## Begin DATA BLOCK
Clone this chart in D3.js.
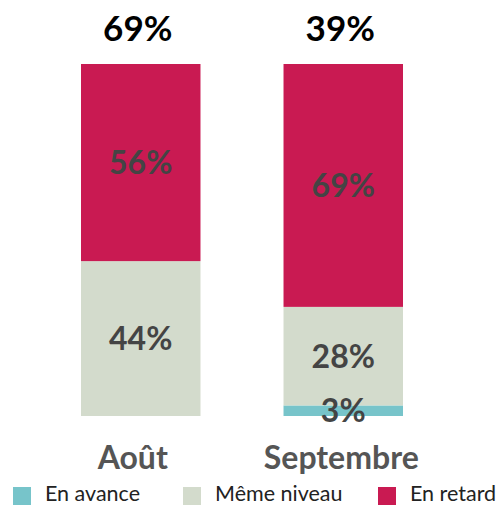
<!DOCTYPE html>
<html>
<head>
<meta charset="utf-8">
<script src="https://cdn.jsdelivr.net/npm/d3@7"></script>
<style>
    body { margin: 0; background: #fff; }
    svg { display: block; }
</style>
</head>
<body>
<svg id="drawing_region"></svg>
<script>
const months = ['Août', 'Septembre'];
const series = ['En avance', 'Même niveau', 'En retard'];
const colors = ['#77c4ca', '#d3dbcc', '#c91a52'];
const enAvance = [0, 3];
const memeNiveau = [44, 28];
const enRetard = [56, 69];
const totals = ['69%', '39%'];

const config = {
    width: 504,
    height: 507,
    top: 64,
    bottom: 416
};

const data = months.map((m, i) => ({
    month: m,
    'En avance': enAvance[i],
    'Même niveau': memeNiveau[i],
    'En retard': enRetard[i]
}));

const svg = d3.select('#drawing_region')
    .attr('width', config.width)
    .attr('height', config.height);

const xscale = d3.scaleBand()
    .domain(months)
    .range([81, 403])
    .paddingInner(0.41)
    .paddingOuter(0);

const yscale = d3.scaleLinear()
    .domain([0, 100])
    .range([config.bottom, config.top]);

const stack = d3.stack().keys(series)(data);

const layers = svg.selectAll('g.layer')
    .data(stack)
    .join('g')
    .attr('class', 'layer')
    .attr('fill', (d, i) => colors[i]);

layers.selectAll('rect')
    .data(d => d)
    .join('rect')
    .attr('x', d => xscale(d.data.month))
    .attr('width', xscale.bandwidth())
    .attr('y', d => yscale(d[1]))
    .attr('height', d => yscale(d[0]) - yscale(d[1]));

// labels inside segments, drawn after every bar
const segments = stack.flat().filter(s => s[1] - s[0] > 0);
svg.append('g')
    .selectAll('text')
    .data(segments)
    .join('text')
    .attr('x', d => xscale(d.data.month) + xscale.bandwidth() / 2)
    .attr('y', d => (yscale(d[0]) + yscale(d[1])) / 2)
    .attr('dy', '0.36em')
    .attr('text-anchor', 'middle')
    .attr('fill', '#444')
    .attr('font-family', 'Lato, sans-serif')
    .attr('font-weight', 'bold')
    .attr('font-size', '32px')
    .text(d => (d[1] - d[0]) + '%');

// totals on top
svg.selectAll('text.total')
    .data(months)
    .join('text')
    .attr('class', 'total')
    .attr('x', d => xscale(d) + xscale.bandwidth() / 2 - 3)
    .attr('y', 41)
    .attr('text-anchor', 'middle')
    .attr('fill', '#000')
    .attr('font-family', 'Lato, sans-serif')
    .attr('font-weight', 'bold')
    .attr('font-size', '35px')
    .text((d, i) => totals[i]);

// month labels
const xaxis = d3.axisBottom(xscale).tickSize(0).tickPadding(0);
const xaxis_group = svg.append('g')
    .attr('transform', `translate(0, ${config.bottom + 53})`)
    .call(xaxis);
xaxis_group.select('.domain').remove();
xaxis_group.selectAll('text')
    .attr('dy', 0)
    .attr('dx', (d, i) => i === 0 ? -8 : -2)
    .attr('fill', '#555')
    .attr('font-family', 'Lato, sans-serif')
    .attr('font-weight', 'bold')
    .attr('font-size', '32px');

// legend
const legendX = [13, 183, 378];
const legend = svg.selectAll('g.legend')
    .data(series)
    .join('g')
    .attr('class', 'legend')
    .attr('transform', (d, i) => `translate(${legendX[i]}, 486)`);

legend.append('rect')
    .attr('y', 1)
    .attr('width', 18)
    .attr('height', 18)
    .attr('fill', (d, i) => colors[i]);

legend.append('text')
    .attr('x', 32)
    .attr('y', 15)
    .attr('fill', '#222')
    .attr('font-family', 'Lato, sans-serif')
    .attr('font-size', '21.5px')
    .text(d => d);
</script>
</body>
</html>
## End DATA BLOCK
**PROBLEM TO WORK ON:** Write out the listing word for word, omitting the pictures it holds.

**FULL SOLUTION:**
Clone this chart in D3.js.
<!DOCTYPE html>
<html>
<head>
<meta charset="utf-8">
<script src="https://cdn.jsdelivr.net/npm/d3@7"></script>
<style>
    body { margin: 0; background: #fff; }
    svg { display: block; }
</style>
</head>
<body>
<svg id="drawing_region"></svg>
<script>
const months = ['Août', 'Septembre'];
const series = ['En avance', 'Même niveau', 'En retard'];
const colors = ['#77c4ca', '#d3dbcc', '#c91a52'];
const enAvance = [0, 3];
const memeNiveau = [44, 28];
const enRetard = [56, 69];
const totals = ['69%', '39%'];

const config = {
    width: 504,
    height: 507,
    top: 64,
    bottom: 416
};

const data = months.map((m, i) => ({
    month: m,
    'En avance': enAvance[i],
    'Même niveau': memeNiveau[i],
    'En retard': enRetard[i]
}));

const svg = d3.select('#drawing_region')
    .attr('width', config.width)
    .attr('height', config.height);

const xscale = d3.scaleBand()
    .domain(months)
    .range([81, 403])
    .paddingInner(0.41)
    .paddingOuter(0);

const yscale = d3.scaleLinear()
    .domain([0, 100])
    .range([config.bottom, config.top]);

const stack = d3.stack().keys(series)(data);

const layers = svg.selectAll('g.layer')
    .data(stack)
    .join('g')
    .attr('class', 'layer')
    .attr('fill', (d, i) => colors[i]);

layers.selectAll('rect')
    .data(d => d)
    .join('rect')
    .attr('x', d => xscale(d.data.month))
    .attr('width', xscale.bandwidth())
    .attr('y', d => yscale(d[1]))
    .attr('height', d => yscale(d[0]) - yscale(d[1]));

// labels inside segments, drawn after every bar
const segments = stack.flat().filter(s => s[1] - s[0] > 0);
svg.append('g')
    .selectAll('text')
    .data(segments)
    .join('text')
    .attr('x', d => xscale(d.data.month) + xscale.bandwidth() / 2)
    .attr('y', d => (yscale(d[0]) + yscale(d[1])) / 2)
    .attr('dy', '0.36em')
    .attr('text-anchor', 'middle')
    .attr('fill', '#444')
    .attr('font-family', 'Lato, sans-serif')
    .attr('font-weight', 'bold')
    .attr('font-size', '32px')
    .text(d => (d[1] - d[0]) + '%');

// totals on top
svg.selectAll('text.total')
    .data(months)
    .join('text')
    .attr('class', 'total')
    .attr('x', d => xscale(d) + xscale.bandwidth() / 2 - 3)
    .attr('y', 41)
    .attr('text-anchor', 'middle')
    .attr('fill', '#000')
    .attr('font-family', 'Lato, sans-serif')
    .attr('font-weight', 'bold')
    .attr('font-size', '35px')
    .text((d, i) => totals[i]);

// month labels
const xaxis = d3.axisBottom(xscale).tickSize(0).tickPadding(0);
const xaxis_group = svg.append('g')
    .attr('transform', `translate(0, ${config.bottom + 53})`)
    .call(xaxis);
xaxis_group.select('.domain').remove();
xaxis_group.selectAll('text')
    .attr('dy', 0)
    .attr('dx', (d, i) => i === 0 ? -8 : -2)
    .attr('fill', '#555')
    .attr('font-family', 'Lato, sans-serif')
    .attr('font-weight', 'bold')
    .attr('font-size', '32px');

// legend
const legendX = [13, 183, 378];
const legend = svg.selectAll('g.legend')
    .data(series)
    .join('g')
    .attr('class', 'legend')
    .attr('transform', (d, i) => `translate(${legendX[i]}, 486)`);

legend.append('rect')
    .attr('y', 1)
    .attr('width', 18)
    .attr('height', 18)
    .attr('fill', (d, i) => colors[i]);

legend.append('text')
    .attr('x', 32)
    .attr('y', 15)
    .attr('fill', '#222')
    .attr('font-family', 'Lato, sans-serif')
    .attr('font-size', '21.5px')
    .text(d => d);
</script>
</body>
</html>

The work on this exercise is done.